Michel Brault wrote and directed this film, which is concerned with the abuses experienced in Quebec during the terrorist scare of October 1970. Brault is also responsible for much of the camerawork, together with Francois Protat.

Following the kidnapping of the British commercial attache in Montreal, James Cross, and the Quebec Minister of Labor, Pierre Laporte, the government in Ottawa declared the War Measures Act.

Citizens could be arrested and detained without warrant or explanation for up to sixty days.

Les Ordres is a fictional reconstruction of this period, and centres on the situation of five citizens who are arrested and jailed without ever knowing why. They are Clermont Boudreau, factory worker, occasional taxi driver, union representative; Marie Boudreau, his wife, housewife, mother of three children; Richard Lavoie, thirty-year oid unemployed man who takes care of the two children while his wife works as a waitress; Jean-Marie Beauchemin, physician in charge of a a poor neighbourhood; and Claudette Dusseault, social worker.

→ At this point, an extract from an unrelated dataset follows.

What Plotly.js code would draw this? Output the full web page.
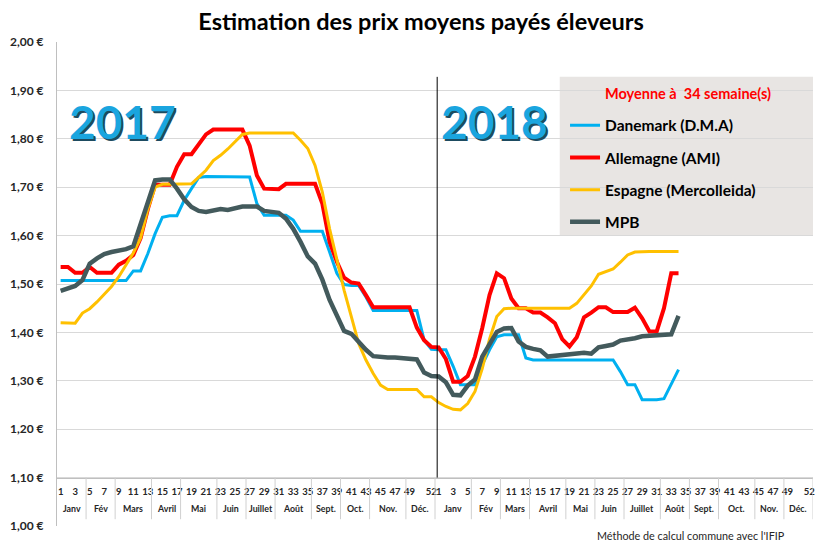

In 1970, Brault interviewed fifty of the 450 people arrested in Quebec and he has used their experiences in a composite way as the basis for his investigation. He has chosen to deal with people who had no connection with terrorism, and his film concentrates on the humiliations and mental torture they endure in prison. In particular, he explores the relationship between detainee and jailer. They come from the same social class and neither group understands the orders the jailers are expected to follow.

Unlike some other film-makers concerned with terrorism and police violence, Brault has created an intimate drama without sensationalism. He achieves this effect partly by shooting his exterior scenes in black and white, and the interior prison scenes in colour.